Yo pensaba que nunca había visto “Valor de Ley” (True Grit. 1969). dirigida por Henry Hathaway, porque no quería ver a John Wayne en sus últimos momentos, por mucho que el papel de alguacil tuerto al servicio de una niña tan valiente como insolente le reportara el Oscar a la mejor interpretación. Aquello, en realidad, fue más un homenaje que otra cosa.

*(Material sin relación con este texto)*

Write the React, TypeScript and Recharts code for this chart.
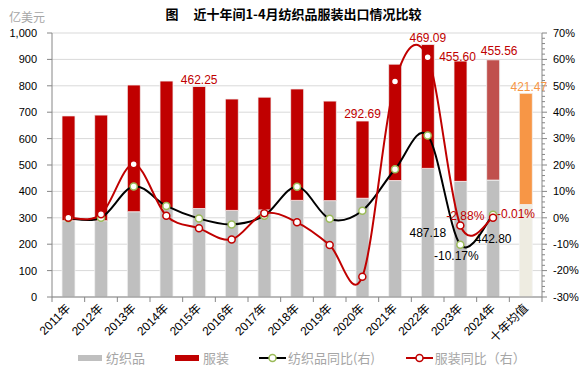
import { ComposedChart, Bar, Line, XAxis, YAxis, CartesianGrid, Cell, LabelList } from "recharts"

const categories = [
  "2011年", "2012年", "2013年", "2014年", "2015年", "2016年", "2017年", "2018年",
  "2019年", "2020年", "2021年", "2022年", "2023年", "2024年", "十年均值",
]
// 纺织品 / 服装 出口额（亿美元）
const textile = [289, 289, 323, 337, 335, 328, 330, 366, 365, 374, 441, 487.18, 438, 442.8, 350]
const apparel = [397, 400, 480, 481, 462.25, 422, 427, 422, 377, 292.69, 441, 469.09, 455.6, 455.56, 421.47]
// 同比（%）
const textileYoY = [-0.2, 0, 11.9, 4.5, -0.3, -2.5, 0.8, 11.8, -0.4, 2.7, 18.4, 31.2, -10.17, 1.2, null]
const apparelYoY = [0, 1.3, 20.3, 0.8, -4.0, -8.2, 1.7, -1.7, -10.3, -22.3, 51.6, 60.8, -2.88, -0.01, null]

const leftTicks = [0, 100, 200, 300, 400, 500, 600, 700, 800, 900, 1000]
const rightMajor = [-30, -20, -10, 0, 10, 20, 30, 40, 50, 60, 70]
const rightTicks = rightMajor.flatMap((m) => (m === 70 ? [m] : [m, m + 2, m + 4, m + 6, m + 8]))

const apparelLabelled = ["2015年", "2020年", "2022年"]
const apparelLabelledLeft = ["2023年"]
const apparelLabelledRight = ["2024年"]
const averageLabelled = ["十年均值"]
const textileLabelled = ["2022年", "2024年"]
const textileYoYBelow = ["2023年"]
const apparelYoYAbove = ["2023年"]
const apparelYoYRight = ["2024年"]

const pct = (v: number | null) => (v == null ? null : `${v.toFixed(2)}%`)
const pick = (list: string[], name: string, v: number) => (list.includes(name) ? v.toFixed(2) : null)

const data = categories.map((name, i) => ({
  name,
  textile: textile[i],
  apparel: apparel[i],
  textileYoY: textileYoY[i],
  apparelYoY: apparelYoY[i],
  apparelLabel: pick(apparelLabelled, name, apparel[i]),
  apparelLabelL: pick(apparelLabelledLeft, name, apparel[i]),
  apparelLabelR: pick(apparelLabelledRight, name, apparel[i]),
  averageLabel: pick(averageLabelled, name, apparel[i]),
  textileLabel: pick(textileLabelled, name, textile[i]),
  tBelow: textileYoYBelow.includes(name) ? pct(textileYoY[i]) : null,
  aAbove: apparelYoYAbove.includes(name) ? pct(apparelYoY[i]) : null,
  aRight: apparelYoYRight.includes(name) ? pct(apparelYoY[i]) : null,
}))

const W = 587
const H = 370
const LEFT_W = 52
const RIGHT_W = 45
const HALF_BAND = (W - LEFT_W - RIGHT_W) / categories.length / 2
const AXIS = "#868686"
const FONT = "'Liberation Sans', 'Noto Sans CJK SC', sans-serif"

// Excel-like smoothed line (Catmull-Rom)
const smoothCurve = (context: any) => {
  let pts: number[][] = []
  return {
    areaStart() {},
    areaEnd() {},
    lineStart() {
      pts = []
    },
    point(x: number, y: number) {
      pts.push([+x, +y])
    },
    lineEnd() {
      if (!pts.length) return
      context.moveTo(pts[0][0], pts[0][1])
      for (let i = 0; i < pts.length - 1; i++) {
        const p0 = pts[i - 1] || pts[i]
        const p1 = pts[i]
        const p2 = pts[i + 1]
        const p3 = pts[i + 2] || p2
        context.bezierCurveTo(
          p1[0] + (p2[0] - p0[0]) / 6,
          p1[1] + (p2[1] - p0[1]) / 6,
          p2[0] - (p3[0] - p1[0]) / 6,
          p2[1] - (p3[1] - p1[1]) / 6,
          p2[0],
          p2[1]
        )
      }
    },
  }
}

const XTick = ({ x, y, payload, index }: any) => (
  <g>
    <line x1={x - HALF_BAND} x2={x - HALF_BAND} y1={y} y2={y + 5} stroke={AXIS} />
    {index === categories.length - 1 && (
      <line x1={x + HALF_BAND} x2={x + HALF_BAND} y1={y} y2={y + 5} stroke={AXIS} />
    )}
    <text
      x={x + 3}
      y={y + 12}
      textAnchor="end"
      fontSize={12}
      fill="#000"
      transform={`rotate(-45 ${x + 3} ${y + 12})`}
    >
      {payload.value}
    </text>
  </g>
)

const RightTick = ({ x, y, payload }: any) => {
  const major = payload.value % 10 === 0
  return (
    <g>
      <line x1={x} x2={x + (major ? 5 : 3)} y1={y} y2={y} stroke={AXIS} />
      {major && (
        <text x={x + 11} y={y} dy="0.35em" fontSize={11} fill="#000">
          {payload.value}%
        </text>
      )}
    </g>
  )
}

const LineIcon = ({ color, ring }: { color: string; ring: string }) => (
  <svg width={27} height={10}>
    <line x1={0} x2={27} y1={5} y2={5} stroke={color} strokeWidth={2} />
    <circle cx={13.5} cy={5} r={3.5} fill="#fff" stroke={ring} strokeWidth={1.5} />
  </svg>
)

const Legend = () => {
  const text = { color: "#A6A6A6", fontSize: 13, marginLeft: 4 }
  const item = { display: "flex", alignItems: "center", marginRight: 30 }
  return (
    <div
      style={{
        position: "absolute",
        left: 78,
        top: 350,
        display: "flex",
        alignItems: "center",
        fontFamily: "'Noto Sans CJK SC', sans-serif",
        lineHeight: "16px",
      }}
    >
      <div style={item}>
        <div style={{ width: 24, height: 6, background: "#BFBFBF" }} />
        <span style={text}>纺织品</span>
      </div>
      <div style={item}>
        <div style={{ width: 24, height: 6, background: "#C00000" }} />
        <span style={text}>服装</span>
      </div>
      <div style={{ ...item, marginRight: 31 }}>
        <LineIcon color="#000" ring="#9BBB59" />
        <span style={{ ...text, marginLeft: 2 }}>纺织品同比(右)</span>
      </div>
      <div style={item}>
        <LineIcon color="#C00000" ring="#C00000" />
        <span style={{ ...text, marginLeft: 2 }}>服装同比（右）</span>
      </div>
    </div>
  )
}

export default function App() {
  return (
    <div style={{ position: "absolute", left: 0, top: 0, width: W, height: H, background: "#fff", fontFamily: FONT }}>
      <div
        style={{
          position: "absolute",
          left: 9,
          top: 8,
          fontSize: 12,
          lineHeight: "18px",
          color: "#A6A6A6",
          fontFamily: "'Noto Sans CJK SC', sans-serif",
        }}
      >
        亿美元
      </div>
      <div
        style={{
          position: "absolute",
          left: 0,
          width: W,
          top: 5,
          textAlign: "center",
          fontSize: 13,
          fontWeight: "bold",
          lineHeight: "18px",
          fontFamily: "'Noto Sans CJK SC', sans-serif",
        }}
      >
        <span style={{ marginRight: 15 }}>图</span>近十年间1-4月纺织品服装出口情况比较
      </div>
      <ComposedChart width={W} height={H} data={data} margin={{ top: 33, right: 0, bottom: 0, left: 0 }}>
        <CartesianGrid yAxisId="left" vertical={false} stroke="#D9D9D9" />
        <XAxis
          dataKey="name"
          height={73}
          interval={0}
          tickSize={0}
          tickMargin={0}
          tickLine={false}
          axisLine={{ stroke: AXIS }}
          tick={<XTick />}
        />
        <YAxis
          yAxisId="left"
          width={LEFT_W}
          domain={[0, 1000]}
          ticks={leftTicks}
          interval={0}
          tickSize={5}
          tickMargin={10}
          tickFormatter={(v: number) => v.toLocaleString("en-US")}
          tick={{ fontSize: 11, fill: "#000" }}
          axisLine={{ stroke: AXIS }}
          tickLine={{ stroke: AXIS }}
        />
        <YAxis
          yAxisId="right"
          orientation="right"
          width={RIGHT_W}
          domain={[-30, 70]}
          ticks={rightTicks}
          interval={0}
          tickSize={0}
          tickMargin={0}
          tickLine={false}
          axisLine={{ stroke: AXIS }}
          tick={<RightTick />}
        />
        <Bar yAxisId="left" dataKey="textile" stackId="a" barSize={13} fill="#BFBFBF" stroke="#F2F2F2" strokeWidth={0.8} isAnimationActive={false}>
          {data.map((d) => (
            <Cell key={d.name} fill={d.name === "十年均值" ? "#EEECE1" : "#BFBFBF"} />
          ))}
          <LabelList dataKey="textileLabel" position="center" fill="#000" fontSize={12} />
        </Bar>
        <Bar yAxisId="left" dataKey="apparel" stackId="a" barSize={13} fill="#C00000" stroke="#F2F2F2" strokeWidth={0.8} isAnimationActive={false}>
          {data.map((d) => (
            <Cell
              key={d.name}
              fill={d.name === "十年均值" ? "#F79646" : d.name === "2024年" ? "#C0504D" : "#C00000"}
            />
          ))}
          <LabelList dataKey="apparelLabel" position="top" offset={3} fill="#C00000" fontSize={12} />
          <LabelList dataKey="apparelLabelL" position="top" offset={0} dx={-3} fill="#C00000" fontSize={12} />
          <LabelList dataKey="apparelLabelR" position="top" offset={5} dx={6} fill="#C00000" fontSize={12} />
          <LabelList dataKey="averageLabel" position="top" offset={2} dx={3} fill="#F79646" fontSize={12} />
        </Bar>
        <Line
          yAxisId="right"
          dataKey="textileYoY"
          type={smoothCurve as any}
          stroke="#000"
          strokeWidth={2}
          dot={{ r: 3.5, fill: "#fff", stroke: "#9BBB59", strokeWidth: 1.5 }}
          activeDot={false}
          isAnimationActive={false}
        >
          <LabelList dataKey="tBelow" position="bottom" offset={7} dx={-4} fill="#000" fontSize={12} />
        </Line>
        <Line
          yAxisId="right"
          dataKey="apparelYoY"
          type={smoothCurve as any}
          stroke="#C00000"
          strokeWidth={2}
          dot={{ r: 3.5, fill: "#fff", stroke: "#C00000", strokeWidth: 1.5 }}
          activeDot={false}
          isAnimationActive={false}
        >
          <LabelList dataKey="aAbove" position="top" offset={5} dx={5} fill="#C00000" fontSize={12} />
          <LabelList dataKey="aRight" position="right" offset={4} dy={-4} fill="#C00000" fontSize={12} />
        </Line>
      </ComposedChart>
      <Legend />
    </div>
  )
}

Sin embargo, después de haber visto la joya escrita, producida y dirigida por los hermanos Coen, con el mismo título que la película de Hathaway, sé que la razón por la que nunca vi el canto del cisne de El Duque fue el no condicionar el visionado de esta nueva “Valor de Ley”, un impecable y glorioso western de largo aliento, tan trágico como poético.

Yo no sé si habréis leído el libro que mi querido amigo Fran y un servidor publicamos hace un par de años, “Hasta donde el cine nos lleve”. Posiblemente, los paisajes más emocionantes que conseguimos escribir son los dedicados al western. Lo decíamos entonces y lo reitero ahora: parece que los Lumiere inventaran esto del cine para que los directores americanos filmaran películas del Oeste, con vaqueros a caballo, enormes praderas delante de los ojos y, a la caída de la tarde, hogueras crepitantes y el aroma al café que hierve sobre el fuego.

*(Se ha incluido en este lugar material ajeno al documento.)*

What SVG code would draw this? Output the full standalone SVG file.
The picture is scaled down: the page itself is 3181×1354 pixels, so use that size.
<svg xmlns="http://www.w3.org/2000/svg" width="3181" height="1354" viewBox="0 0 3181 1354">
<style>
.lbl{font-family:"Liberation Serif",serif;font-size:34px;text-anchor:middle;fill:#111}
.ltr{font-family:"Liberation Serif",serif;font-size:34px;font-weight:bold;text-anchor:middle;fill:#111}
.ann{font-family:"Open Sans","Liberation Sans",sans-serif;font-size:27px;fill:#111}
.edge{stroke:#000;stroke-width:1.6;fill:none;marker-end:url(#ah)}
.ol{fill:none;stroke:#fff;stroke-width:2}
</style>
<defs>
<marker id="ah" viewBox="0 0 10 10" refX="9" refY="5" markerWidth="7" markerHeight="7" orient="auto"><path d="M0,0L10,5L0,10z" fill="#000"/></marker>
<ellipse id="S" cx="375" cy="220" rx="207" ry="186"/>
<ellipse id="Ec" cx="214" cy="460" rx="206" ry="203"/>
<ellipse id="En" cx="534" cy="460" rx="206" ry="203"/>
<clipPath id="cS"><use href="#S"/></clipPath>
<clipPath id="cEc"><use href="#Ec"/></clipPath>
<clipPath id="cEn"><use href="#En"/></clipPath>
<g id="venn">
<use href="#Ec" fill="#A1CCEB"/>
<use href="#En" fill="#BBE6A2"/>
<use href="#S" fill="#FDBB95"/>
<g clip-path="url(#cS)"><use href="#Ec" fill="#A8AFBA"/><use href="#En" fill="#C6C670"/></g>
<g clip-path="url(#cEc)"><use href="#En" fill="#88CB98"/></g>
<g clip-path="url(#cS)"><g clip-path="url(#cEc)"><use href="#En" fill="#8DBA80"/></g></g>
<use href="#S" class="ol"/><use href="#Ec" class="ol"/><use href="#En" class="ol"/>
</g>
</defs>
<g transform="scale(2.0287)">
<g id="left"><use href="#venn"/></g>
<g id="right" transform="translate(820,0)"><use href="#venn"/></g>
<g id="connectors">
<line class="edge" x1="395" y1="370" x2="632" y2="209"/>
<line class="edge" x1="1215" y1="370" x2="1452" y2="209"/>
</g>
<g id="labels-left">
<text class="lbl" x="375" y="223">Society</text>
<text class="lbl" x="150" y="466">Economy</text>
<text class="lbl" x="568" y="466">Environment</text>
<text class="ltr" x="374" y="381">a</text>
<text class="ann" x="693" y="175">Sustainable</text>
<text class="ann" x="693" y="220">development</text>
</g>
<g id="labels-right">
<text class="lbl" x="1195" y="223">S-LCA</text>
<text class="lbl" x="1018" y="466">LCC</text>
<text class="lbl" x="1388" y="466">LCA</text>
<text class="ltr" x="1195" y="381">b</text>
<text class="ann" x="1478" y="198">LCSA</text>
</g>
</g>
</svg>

Desde que tengo uso de razón, el mejor cine, el que más me llega, el que me arrebata con locura, viene empaquetado bajo el marchamo de western.

Por eso, películas como “Valor de ley” hacen que ir al cine me haga sentir como a buen seguro se sentía mi padre cuando iba a ver los clásicos de Hawks y Ford que, después, volvíamos a ver en casa, con pasión desaforada, mi hermano y yo.

Sacar una entrada de cine para ver un western es viajar en el tiempo. Es conectar con el inconsciente colectivo de millones de espectadores que, desde finales del siglo XIX, hemos cabalgado por las Rocosas, vencido en tensos duelos al amanecer y luchado a brazo partido contra forajidos y asesinos de la más baja estofa.

Ir a la taquilla del cine y pedir una entrada para un western debería ser una actividad cultural y sentimental de especial protección por la UNESCO. Como mínimo.

No creo que a estas alturas de reseña, haya que decir nada más sobre “Valor de ley”, ¿verdad?